-- Start --
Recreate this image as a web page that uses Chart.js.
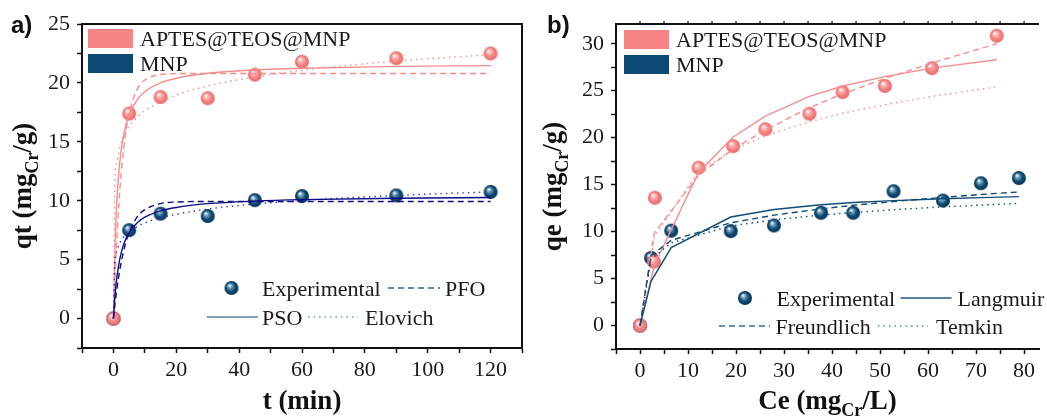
<!DOCTYPE html>
<html>
<head>
<meta charset="utf-8">
<script src="https://cdn.jsdelivr.net/npm/chart.js@4.4.1/dist/chart.umd.min.js"></script>
<style>
  html, body { margin: 0; padding: 0; background: #ffffff; }
  body { width: 1047px; height: 418px; position: relative; overflow: hidden; }
  canvas { position: absolute; top: 0; }
  #c1 { left: 0; }
  #c2 { left: 530px; }
</style>
</head>
<body>
<canvas id="c1" width="530" height="418"></canvas>
<canvas id="c2" width="517" height="418"></canvas>
<script>
// ---------------- Panel a) kinetics ----------------
const tExp        = [0, 5, 15, 30, 45, 60, 90, 120];
const qtAptesExp  = [0, 17.4, 18.8, 18.7, 20.7, 21.8, 22.1, 22.5];
const qtMnpExp    = [0, 7.5, 8.9, 8.7, 10.05, 10.4, 10.45, 10.75];

const tFit          = [0, 0.5, 1, 2, 3, 4, 5, 7.5, 10, 15, 20, 30, 45, 60, 90, 120];
const aptesPFO      = [0, 3.45, 6.33, 10.73, 13.78, 15.93, 17.41, 19.43, 20.25, 20.71, 20.79, 20.8, 20.8, 20.8, 20.8, 20.8];
const aptesPSO      = [0, 6.12, 9.55, 13.26, 15.24, 16.46, 17.3, 18.55, 19.25, 20.0, 20.4, 20.82, 21.1, 21.25, 21.4, 21.47];
const aptesElovich  = [0, 11.9, 13.2, 14.55, 15.3, 15.87, 16.3, 17.08, 17.64, 18.4, 18.97, 19.74, 20.5, 21.08, 21.85, 22.4];
const mnpPFO        = [0, 1.24, 2.32, 4.1, 5.45, 6.51, 7.3, 8.6, 9.24, 9.76, 9.89, 9.94, 9.94, 9.94, 9.94, 9.94];
const mnpPSO        = [0, 1.97, 3.31, 5.03, 6.08, 6.79, 7.3, 8.12, 8.6, 9.14, 9.43, 9.75, 9.97, 10.09, 10.21, 10.27];
const mnpElovich    = [0, 4.95, 5.68, 6.41, 6.85, 7.15, 7.39, 7.81, 8.12, 8.55, 8.85, 9.29, 9.72, 10.02, 10.45, 10.75];

const aXTicks  = [-10, 0, 10, 20, 30, 40, 50, 60, 70, 80, 90, 100, 110, 120, 130];
const aXLabels = [0, 20, 40, 60, 80, 100, 120];
const aYTicks  = [-2.5, 0, 2.5, 5, 7.5, 10, 12.5, 15, 17.5, 20, 22.5, 25];
const aYLabels = [0, 5, 10, 15, 20, 25];

// ---------------- Panel b) isotherms ----------------
const ceAptes         = [0, 2.9, 3.1, 12.2, 19.4, 26.1, 35.3, 42.2, 51.0, 60.8, 74.3];
const qeAptesExp      = [0, 6.8, 13.6, 16.8, 19.1, 20.9, 22.55, 24.85, 25.5, 27.4, 30.85];
const aptesLangmuir   = [0, 6.2, 6.56, 16.3, 20.07, 22.3, 24.4, 25.5, 26.5, 27.4, 28.3];
const aptesFreundlich = [0, 9.71, 9.94, 16.0, 18.8, 20.8, 23.2, 24.65, 26.3, 27.95, 30.0];
const aptesTemkin     = [0, 9.2, 9.55, 16.4, 18.7, 20.2, 21.7, 22.6, 23.5, 24.4, 25.4];

const ceMnp           = [0, 2.3, 6.5, 18.9, 27.9, 37.7, 44.4, 52.8, 63.1, 71.0, 78.9];
const qeMnpExp        = [0, 7.2, 10.1, 10.05, 10.65, 12.0, 12.0, 14.3, 13.3, 15.15, 15.7];
const mnpLangmuir     = [0, 4.7, 8.3, 11.55, 12.35, 12.85, 13.1, 13.3, 13.5, 13.62, 13.72];
const mnpFreundlich   = [0, 7.45, 9.07, 10.94, 11.75, 12.42, 12.8, 13.2, 13.64, 13.95, 14.22];
const mnpTemkin       = [0, 7.06, 8.8, 10.6, 11.25, 11.76, 12.03, 12.33, 12.63, 12.82, 13.0];

const bXTicks  = [-5, 0, 5, 10, 15, 20, 25, 30, 35, 40, 45, 50, 55, 60, 65, 70, 75, 80];
const bXLabels = [0, 10, 20, 30, 40, 50, 60, 70, 80];
const bYTicks  = [-2.5, 0, 2.5, 5, 7.5, 10, 12.5, 15, 17.5, 20, 22.5, 25, 27.5, 30];
const bYLabels = [0, 5, 10, 15, 20, 25, 30];

// ---------------- styling helpers ----------------
const PINK_LINE = '#f68d8d';
const NAVY = '#0b0b86';
const NAVY_DOT = '#3a3abc';
const TEAL = '#0f4c77';
const SERIF = '"Liberation Serif", "Times New Roman", serif';
const SANS = '"Liberation Sans", Arial, sans-serif';

function sphere(light, base, dark, r) {
  const s = 2 * r + 2;
  const c = document.createElement('canvas');
  c.width = s; c.height = s;
  const g = c.getContext('2d');
  const cx = s / 2, cy = s / 2;
  const grad = g.createRadialGradient(cx - r * 0.3, cy - r * 0.38, r * 0.05, cx, cy, r);
  grad.addColorStop(0, '#ffffff');
  grad.addColorStop(0.22, light);
  grad.addColorStop(0.62, base);
  grad.addColorStop(1, dark);
  g.fillStyle = grad;
  g.beginPath(); g.arc(cx, cy, r, 0, Math.PI * 2); g.fill();
  return c;
}
const PINK_BALL = sphere('#fcc0c0', '#f58282', '#e56a6a', 7);
const BLUE_BALL = sphere('#7ea9c6', '#0e4c74', '#063454', 7);

const pts = (xs, ys) => xs.map((x, i) => ({ x: x, y: ys[i] }));

function expSet(xs, ys, ball, order) {
  return { data: pts(xs, ys), pointStyle: ball, pointRadius: 7, showLine: false, order: order };
}
function fitSet(xs, ys, color, dash, order, smooth) {
  return {
    data: pts(xs, ys), showLine: true, pointRadius: 0, borderColor: color, borderWidth: 1.4,
    borderDash: dash, order: order, fill: false,
    cubicInterpolationMode: smooth ? 'monotone' : 'default', tension: 0
  };
}

function axis(ticks, labels, min, max, fitSize, horizontal) {
  return {
    type: 'linear', min: min, max: max,
    afterBuildTicks: (s) => { s.ticks = ticks.map(v => ({ value: v })); },
    afterFit: (s) => { if (horizontal) s.height = fitSize; else s.width = fitSize; },
    border: { display: true, color: '#111', width: 2 },
    grid: { display: true, drawOnChartArea: false, drawTicks: true, tickLength: 5, tickColor: '#111', tickWidth: 1.5 },
    ticks: {
      autoSkip: false, maxRotation: 0, minRotation: 0, padding: horizontal ? 4 : 7,
      color: '#1a1a1a', font: { family: SERIF, size: 22 },
      callback: (v) => labels.includes(v) ? String(v) : ''
    }
  };
}

function drawRich(ctx, parts, x, y, align, size, subSize) {
  let w = 0;
  parts.forEach(p => { ctx.font = 'bold ' + (p.sub ? subSize : size) + 'px ' + SERIF; w += ctx.measureText(p.t).width; });
  let cx = align === 'center' ? x - w / 2 : x;
  ctx.textAlign = 'left'; ctx.textBaseline = 'alphabetic';
  parts.forEach(p => {
    ctx.font = 'bold ' + (p.sub ? subSize : size) + 'px ' + SERIF;
    ctx.fillText(p.t, cx, y + (p.sub ? 7 : 0));
    cx += ctx.measureText(p.t).width;
  });
}

function legendLine(ctx, x1, x2, y, color, dash) {
  ctx.save(); ctx.strokeStyle = color; ctx.lineWidth = 1.6; ctx.setLineDash(dash);
  ctx.beginPath(); ctx.moveTo(x1, y); ctx.lineTo(x2, y); ctx.stroke(); ctx.restore();
}
function legendText(ctx, t, x, y) {
  ctx.save(); ctx.fillStyle = '#1a1a1a'; ctx.font = '22px ' + SERIF;
  ctx.textAlign = 'left'; ctx.textBaseline = 'alphabetic'; ctx.fillText(t, x, y); ctx.restore();
}

function decorPlugin(cfg) {
  return {
    id: 'decor',
    afterDraw(chart) {
      const ctx = chart.ctx, a = chart.chartArea;
      ctx.save();
      // frame
      ctx.strokeStyle = '#111'; ctx.lineWidth = 2;
      ctx.beginPath(); ctx.moveTo(a.left - 1, a.top); ctx.lineTo(a.right, a.top);
      if (cfg.rightBorder) ctx.lineTo(a.right, a.bottom);
      ctx.stroke();
      if (cfg.topTicks) {
        const xs = chart.scales.x; ctx.lineWidth = 1.2; ctx.beginPath();
        cfg.topTicks.forEach(v => { const px = xs.getPixelForValue(v); if (px > a.left + 1 && px < a.right - 1) { ctx.moveTo(px, a.top); ctx.lineTo(px, a.top - 3); } });
        ctx.stroke();
      }
      ctx.fillStyle = '#111';
      // panel label
      ctx.font = 'bold 24px ' + SANS; ctx.textAlign = 'left'; ctx.textBaseline = 'alphabetic';
      ctx.fillText(cfg.panel, cfg.panelX, 33);
      // x title
      drawRich(ctx, cfg.xTitle, (a.left + a.right) / 2, 409, 'center', 27, 18);
      // y title
      ctx.save(); ctx.translate(31, (a.top + a.bottom) / 2); ctx.rotate(-Math.PI / 2);
      drawRich(ctx, cfg.yTitle, 0, 0, 'center', 27, 18);
      ctx.restore();
      // top legend swatches
      const sw = cfg.swatch;
      ctx.fillStyle = '#f88585'; ctx.fillRect(sw.x, sw.y1, 45, 19);
      ctx.fillStyle = '#0b4a72'; ctx.fillRect(sw.x, sw.y2, 45, 19);
      legendText(ctx, 'APTES@TEOS@MNP', sw.x + 52, sw.y1 + 17);
      legendText(ctx, 'MNP', sw.x + 52, sw.y2 + 17);
      // bottom legend
      cfg.legend.forEach(e => {
        if (e.ball) ctx.drawImage(BLUE_BALL, e.bx - BLUE_BALL.width / 2, e.by - BLUE_BALL.height / 2);
        else legendLine(ctx, e.x1, e.x2, e.ly, e.color, e.dash);
        legendText(ctx, e.text, e.tx, e.ty);
      });
      ctx.restore();
    }
  };
}

// ---------------- Chart a) ----------------
new Chart(document.getElementById('c1'), {
  type: 'scatter',
  data: {
    datasets: [
      fitSet(tFit, mnpPSO, NAVY, [], 1, true),
      fitSet(tFit, mnpPFO, NAVY, [6, 4], 2, true),
      fitSet(tFit, mnpElovich, NAVY_DOT, [1.5, 4], 3, true),
      fitSet(tFit, aptesPSO, PINK_LINE, [], 4, true),
      fitSet(tFit, aptesPFO, PINK_LINE, [6, 4], 5, true),
      fitSet(tFit, aptesElovich, PINK_LINE, [1.5, 4], 6, true),
      expSet(tExp, qtAptesExp, PINK_BALL, 7),
      expSet(tExp, qtMnpExp, BLUE_BALL, 8)
    ]
  },
  options: {
    responsive: false, animation: false, devicePixelRatio: 1,
    layout: { padding: { top: 24, right: 7, left: 0, bottom: 0 } },
    plugins: { legend: { display: false }, tooltip: { enabled: false } },
    scales: {
      x: axis(aXTicks, aXLabels, -10, 130, 70, true),
      y: axis(aYTicks, aYLabels, -2.5, 25, 82, false)
    }
  },
  plugins: [decorPlugin({
    panel: 'a)', panelX: 11, rightBorder: true,
    xTitle: [{ t: 't (min)' }],
    yTitle: [{ t: 'qt (mg' }, { t: 'Cr', sub: true }, { t: '/g)' }],
    swatch: { x: 88, y1: 29, y2: 54 },
    legend: [
      { ball: true, bx: 231.5, by: 288, text: 'Experimental', tx: 262, ty: 296 },
      { x1: 388, x2: 440, ly: 288, color: '#2d6594', dash: [6, 4], text: 'PFO', tx: 445, ty: 296 },
      { x1: 207, x2: 258, ly: 317, color: '#5585a8', dash: [], text: 'PSO', tx: 262, ty: 325 },
      { x1: 308, x2: 358, ly: 317, color: '#6b9fc6', dash: [1.5, 4], text: 'Elovich', tx: 365, ty: 325 }
    ]
  })]
});

// ---------------- Chart b) ----------------
new Chart(document.getElementById('c2'), {
  type: 'scatter',
  data: {
    datasets: [
      fitSet(ceMnp, mnpLangmuir, TEAL, [], 1, false),
      fitSet(ceMnp, mnpFreundlich, TEAL, [6, 4], 2, false),
      fitSet(ceMnp, mnpTemkin, TEAL, [1.5, 4], 3, false),
      fitSet(ceAptes, aptesLangmuir, PINK_LINE, [], 4, false),
      fitSet(ceAptes, aptesFreundlich, PINK_LINE, [6, 4], 5, false),
      fitSet(ceAptes, aptesTemkin, PINK_LINE, [1.5, 4], 6, false),
      expSet(ceAptes, qeAptesExp, PINK_BALL, 7),
      expSet(ceMnp, qeMnpExp, BLUE_BALL, 8)
    ]
  },
  options: {
    responsive: false, animation: false, devicePixelRatio: 1,
    layout: { padding: { top: 24, right: 0, left: 0, bottom: 0 } },
    plugins: { legend: { display: false }, tooltip: { enabled: false } },
    scales: {
      x: axis(bXTicks, bXLabels, -5, 83.1, 69, true),
      y: axis(bYTicks, bYLabels, -2.5, 32.1, 86, false)
    }
  },
  plugins: [decorPlugin({
    panel: 'b)', panelX: 17, rightBorder: false, topTicks: bXTicks,
    xTitle: [{ t: 'Ce (mg' }, { t: 'Cr', sub: true }, { t: '/L)' }],
    yTitle: [{ t: 'qe (mg' }, { t: 'Cr', sub: true }, { t: '/g)' }],
    swatch: { x: 94, y1: 30, y2: 55 },
    legend: [
      { ball: true, bx: 215, by: 298, text: 'Experimental', tx: 246.5, ty: 306 },
      { x1: 370.5, x2: 421.5, ly: 298, color: '#1d5a86', dash: [], text: 'Langmuir', tx: 427.5, ty: 306 },
      { x1: 189, x2: 240, ly: 326, color: '#2f6b9a', dash: [6, 4], text: 'Freundlich', tx: 245.5, ty: 334 },
      { x1: 348, x2: 398, ly: 326, color: '#4f88b5', dash: [1.5, 4], text: 'Temkin', tx: 406, ty: 334 }
    ]
  })]
});
</script>
</body>
</html>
-- End --
- [Your goal] Restate the material word for word from its first line through the line containing "10.02, 10.45, 10.75];", both included; the pictures do not belong in it.

- [Finished exercise]
Recreate this image as a web page that uses Chart.js.
<!DOCTYPE html>
<html>
<head>
<meta charset="utf-8">
<script src="https://cdn.jsdelivr.net/npm/chart.js@4.4.1/dist/chart.umd.min.js"></script>
<style>
  html, body { margin: 0; padding: 0; background: #ffffff; }
  body { width: 1047px; height: 418px; position: relative; overflow: hidden; }
  canvas { position: absolute; top: 0; }
  #c1 { left: 0; }
  #c2 { left: 530px; }
</style>
</head>
<body>
<canvas id="c1" width="530" height="418"></canvas>
<canvas id="c2" width="517" height="418"></canvas>
<script>
// ---------------- Panel a) kinetics ----------------
const tExp        = [0, 5, 15, 30, 45, 60, 90, 120];
const qtAptesExp  = [0, 17.4, 18.8, 18.7, 20.7, 21.8, 22.1, 22.5];
const qtMnpExp    = [0, 7.5, 8.9, 8.7, 10.05, 10.4, 10.45, 10.75];

const tFit          = [0, 0.5, 1, 2, 3, 4, 5, 7.5, 10, 15, 20, 30, 45, 60, 90, 120];
const aptesPFO      = [0, 3.45, 6.33, 10.73, 13.78, 15.93, 17.41, 19.43, 20.25, 20.71, 20.79, 20.8, 20.8, 20.8, 20.8, 20.8];
const aptesPSO      = [0, 6.12, 9.55, 13.26, 15.24, 16.46, 17.3, 18.55, 19.25, 20.0, 20.4, 20.82, 21.1, 21.25, 21.4, 21.47];
const aptesElovich  = [0, 11.9, 13.2, 14.55, 15.3, 15.87, 16.3, 17.08, 17.64, 18.4, 18.97, 19.74, 20.5, 21.08, 21.85, 22.4];
const mnpPFO        = [0, 1.24, 2.32, 4.1, 5.45, 6.51, 7.3, 8.6, 9.24, 9.76, 9.89, 9.94, 9.94, 9.94, 9.94, 9.94];
const mnpPSO        = [0, 1.97, 3.31, 5.03, 6.08, 6.79, 7.3, 8.12, 8.6, 9.14, 9.43, 9.75, 9.97, 10.09, 10.21, 10.27];
const mnpElovich    = [0, 4.95, 5.68, 6.41, 6.85, 7.15, 7.39, 7.81, 8.12, 8.55, 8.85, 9.29, 9.72, 10.02, 10.45, 10.75];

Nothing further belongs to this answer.